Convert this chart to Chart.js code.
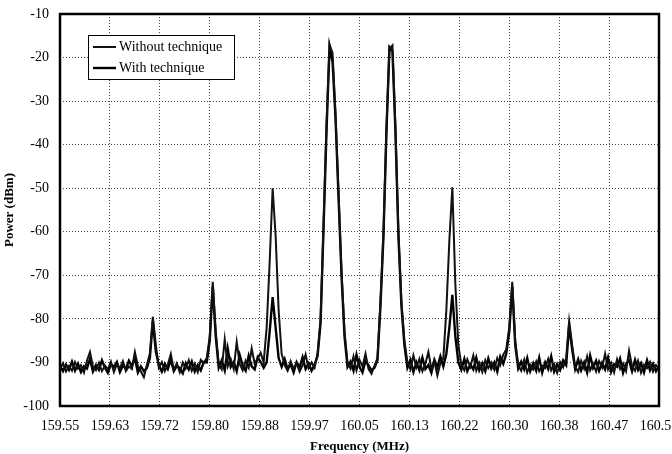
<!DOCTYPE html>
<html>
<head>
<meta charset="utf-8">
<script src="https://cdn.jsdelivr.net/npm/chart.js@4.4.0/dist/chart.umd.min.js"></script>
<style>
	html, body { margin: 0; padding: 0; background: #fff; overflow: hidden; }
	#wrap { width: 672px; height: 454px; }
</style>
</head>
<body>
<div id="wrap"><canvas id="spectrum" width="672" height="454"></canvas></div>
<script>
// analyser sweep: 201 points, 159.55 .. 160.55 MHz
const sweepStart = 159.55;
const sweepStep = 0.005;
const xMin = 159.55;
const xMax = 160.55;
const xTickLabels = ['159.55', '159.63', '159.72', '159.80', '159.88', '159.97', '160.05',
	'160.13', '160.22', '160.30', '160.38', '160.47', '160.55'];
const yTicks = [-10, -20, -30, -40, -50, -60, -70, -80, -90, -100];
const seriesNames = ['Without technique', 'With technique'];

// power readings (dBm), one per sweep point
const powerWithout = [
	-91.5, -90.2, -92.1, -90.8, -91.9, -89.9, -91.4, -90.6, -92.3, -89.6,
	-87.6, -90.9, -91.8, -90.1, -92.0, -90.7, -91.6, -89.8, -92.2, -90.4,
	-91.3, -89.7, -92.0, -90.9, -91.5, -87.6, -90.8, -92.1, -93.4, -90.6,
	-88.0, -79.5, -86.0, -91.2, -89.9, -92.0, -90.5, -88.1, -91.7, -90.2,
	-92.3, -90.0, -91.4, -89.5, -91.9, -90.3, -92.2, -89.4, -90.1, -89.0,
	-84.0, -71.5, -83.0, -90.4, -91.6, -84.7, -90.9, -89.2, -91.5, -85.3,
	-90.4, -91.8, -89.6, -91.2, -86.8, -90.3, -89.1, -87.8, -90.0, -82.0,
	-67.0, -50.0, -61.0, -78.0, -88.0, -90.6, -91.9, -89.7, -91.4, -90.2,
	-92.1, -90.6, -88.2, -91.3, -90.0, -91.2, -88.0, -80.0, -58.0, -35.0,
	-17.0, -19.0, -33.0, -51.0, -69.0, -83.0, -90.0, -91.4, -88.6, -91.8,
	-89.4, -90.9, -88.0, -91.5, -92.6, -90.8, -89.0, -76.0, -60.0, -36.0,
	-18.0, -17.2, -36.0, -60.0, -76.0, -85.0, -90.0, -91.6, -88.4, -91.1,
	-89.2, -92.0, -90.3, -87.6, -91.4, -89.8, -93.0, -90.2, -89.0, -78.0,
	-62.0, -49.8, -72.0, -86.0, -90.5, -91.8, -89.3, -91.0, -88.4, -91.9,
	-90.1, -92.2, -89.5, -91.3, -90.0, -91.7, -89.0, -90.6, -88.2, -87.0,
	-82.0, -71.5, -85.0, -90.6, -91.9, -89.4, -92.3, -90.5, -91.6, -89.8,
	-92.0, -90.7, -91.3, -89.2, -91.8, -90.4, -92.4, -89.9, -91.1, -89.0,
	-80.5, -86.0, -90.9, -92.2, -89.6, -91.4, -88.6, -91.8, -90.3, -92.1,
	-89.7, -91.2, -88.0, -91.6, -90.1, -92.3, -89.3, -91.5, -90.2, -92.0,
	-87.3, -90.8, -91.9, -89.6, -92.4, -90.5, -91.3, -89.9, -92.1, -90.6,
	-91.4
];
const powerWith = [
	-90.8, -92.0, -90.5, -91.7, -89.8, -91.9, -90.3, -92.2, -90.9, -91.4,
	-89.2, -92.1, -90.6, -91.7, -89.5, -91.2, -92.4, -90.4, -91.0, -89.9,
	-92.2, -90.7, -91.5, -89.6, -90.9, -89.0, -92.3, -90.9, -92.0, -91.3,
	-89.0, -80.5, -87.5, -90.6, -92.1, -90.3, -91.5, -89.4, -92.0, -90.8,
	-91.3, -92.5, -90.2, -91.6, -89.8, -92.1, -90.6, -91.8, -89.9, -90.0,
	-85.0, -72.5, -84.0, -91.2, -89.5, -91.8, -86.8, -91.0, -89.9, -92.0,
	-88.3, -90.7, -91.9, -88.5, -90.9, -91.6, -88.8, -89.9, -91.2, -90.0,
	-83.0, -75.0, -82.0, -89.0, -91.0, -89.2, -91.6, -90.4, -92.3, -89.9,
	-91.1, -88.8, -91.5, -90.2, -91.9, -90.5, -88.5, -81.0, -59.0, -36.5,
	-17.5, -21.0, -34.0, -52.0, -70.0, -84.0, -91.0, -89.8, -91.9, -88.2,
	-91.0, -92.3, -89.6, -90.7, -91.8, -91.2, -89.5, -77.0, -61.0, -37.0,
	-17.6, -18.5, -37.0, -61.0, -77.0, -86.0, -91.2, -89.4, -92.2, -90.0,
	-91.8, -88.9, -91.5, -90.6, -92.4, -89.4, -91.1, -88.6, -90.9, -88.0,
	-82.0, -74.5, -84.0, -90.0, -91.7, -89.2, -92.0, -90.5, -91.6, -88.9,
	-91.8, -90.2, -92.0, -89.1, -91.4, -90.0, -92.1, -88.7, -90.3, -88.0,
	-83.0, -72.5, -86.0, -91.4, -89.8, -91.6, -89.0, -92.0, -90.2, -91.9,
	-88.9, -92.3, -90.0, -91.5, -88.6, -92.1, -90.4, -91.7, -89.5, -90.6,
	-81.5, -87.0, -91.5, -89.3, -91.8, -90.0, -92.3, -88.4, -91.2, -89.6,
	-91.9, -90.1, -91.6, -88.9, -92.2, -90.4, -91.0, -89.1, -92.4, -90.3,
	-89.5, -92.0, -89.4, -91.7, -90.2, -92.3, -89.5, -91.8, -90.3, -92.0,
	-90.8
];

function toPoints(values) {
	return values.map(function(v, i) {
		return { x: sweepStart + i * sweepStep, y: v };
	});
}

// frame round the plot area
const framePlugin = {
	id: 'frame',
	afterDatasetsDraw: function(chart) {
		const a = chart.chartArea;
		const ctx = chart.ctx;
		ctx.save();
		ctx.strokeStyle = '#000';
		ctx.lineWidth = 2.5;
		ctx.strokeRect(a.left, a.top, a.right - a.left, a.bottom - a.top);
		ctx.restore();
	}
};

// boxed legend inside the plot, top left
const boxLegend = {
	id: 'boxLegend',
	afterDatasetsDraw: function(chart) {
		const a = chart.chartArea;
		const ctx = chart.ctx;
		const x = a.left + 28, y = a.top + 21, w = 146, h = 44;
		ctx.save();
		ctx.fillStyle = '#fff';
		ctx.fillRect(x, y, w, h);
		ctx.strokeStyle = '#000';
		ctx.lineWidth = 1;
		ctx.strokeRect(x + 0.5, y + 0.5, w, h);
		ctx.font = '14px "Liberation Serif"';
		ctx.textBaseline = 'middle';
		chart.data.datasets.forEach(function(ds, i) {
			const ly = y + 12 + i * 21;
			ctx.strokeStyle = ds.borderColor;
			ctx.lineWidth = ds.borderWidth;
			ctx.beginPath();
			ctx.moveTo(x + 5, ly);
			ctx.lineTo(x + 28, ly);
			ctx.stroke();
			ctx.fillStyle = '#000';
			ctx.fillText(ds.label, x + 31, ly);
		});
		ctx.restore();
	}
};

const ctx = document.getElementById('spectrum').getContext('2d');
const spectrumChart = new Chart(ctx, {
	type: 'line',
	data: {
		datasets: [{
			label: seriesNames[0],
			data: toPoints(powerWithout),
			borderColor: '#111',
			borderWidth: 2,
			pointRadius: 0,
			tension: 0
		}, {
			label: seriesNames[1],
			data: toPoints(powerWith),
			borderColor: '#000',
			borderWidth: 2.4,
			pointRadius: 0,
			tension: 0
		}]
	},
	options: {
		responsive: false,
		animation: false,
		layout: { padding: { top: 14, right: 13, bottom: 0, left: 0 } },
		plugins: {
			legend: { display: false },
			tooltip: { enabled: false }
		},
		scales: {
			x: {
				type: 'linear',
				min: xMin,
				max: xMax,
				afterBuildTicks: function(scale) {
					scale.ticks = xTickLabels.map(function(l, i) {
						return { value: xMin + i * (xMax - xMin) / (xTickLabels.length - 1) };
					});
				},
				afterFit: function(scale) {
					scale.paddingRight = 0;
					scale.height = 48;
				},
				ticks: {
					autoSkip: false,
					maxRotation: 0,
					padding: 12,
					color: '#000',
					font: { family: 'Liberation Serif', size: 14 },
					callback: function(v, i) { return xTickLabels[i]; }
				},
				grid: { color: '#444', lineWidth: 1, drawTicks: false },
				border: { display: false, dash: [1, 2] },
				title: {
					display: true,
					text: 'Frequency (MHz)',
					color: '#000',
					font: { family: 'Liberation Serif', size: 13, weight: 'bold' },
					padding: { top: 0, bottom: 0 }
				}
			},
			y: {
				min: -100,
				max: -10,
				afterBuildTicks: function(scale) {
					scale.ticks = yTicks.map(function(v) { return { value: v }; });
				},
				afterFit: function(scale) {
					scale.width = 60;
					scale.paddingTop = 0;
					scale.paddingBottom = 0;
				},
				ticks: {
					padding: 11,
					color: '#000',
					font: { family: 'Liberation Serif', size: 14 }
				},
				grid: { color: '#444', lineWidth: 1, drawTicks: false },
				border: { display: false, dash: [1, 2] },
				title: {
					display: true,
					text: 'Power (dBm)',
					color: '#000',
					font: { family: 'Liberation Serif', size: 13, weight: 'bold' },
					padding: { top: 2, bottom: 0 }
				}
			}
		}
	},
	plugins: [framePlugin, boxLegend]
});
</script>
</body>
</html>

• • • • •

GOAL: Without the pictures, return the listing above from its first line through the line that has "const seriesNames = ['Without".

TASK RESULT:
Convert this chart to Chart.js code.
<!DOCTYPE html>
<html>
<head>
<meta charset="utf-8">
<script src="https://cdn.jsdelivr.net/npm/chart.js@4.4.0/dist/chart.umd.min.js"></script>
<style>
	html, body { margin: 0; padding: 0; background: #fff; overflow: hidden; }
	#wrap { width: 672px; height: 454px; }
</style>
</head>
<body>
<div id="wrap"><canvas id="spectrum" width="672" height="454"></canvas></div>
<script>
// analyser sweep: 201 points, 159.55 .. 160.55 MHz
const sweepStart = 159.55;
const sweepStep = 0.005;
const xMin = 159.55;
const xMax = 160.55;
const xTickLabels = ['159.55', '159.63', '159.72', '159.80', '159.88', '159.97', '160.05',
	'160.13', '160.22', '160.30', '160.38', '160.47', '160.55'];
const yTicks = [-10, -20, -30, -40, -50, -60, -70, -80, -90, -100];
const seriesNames = ['Without technique', 'With technique'];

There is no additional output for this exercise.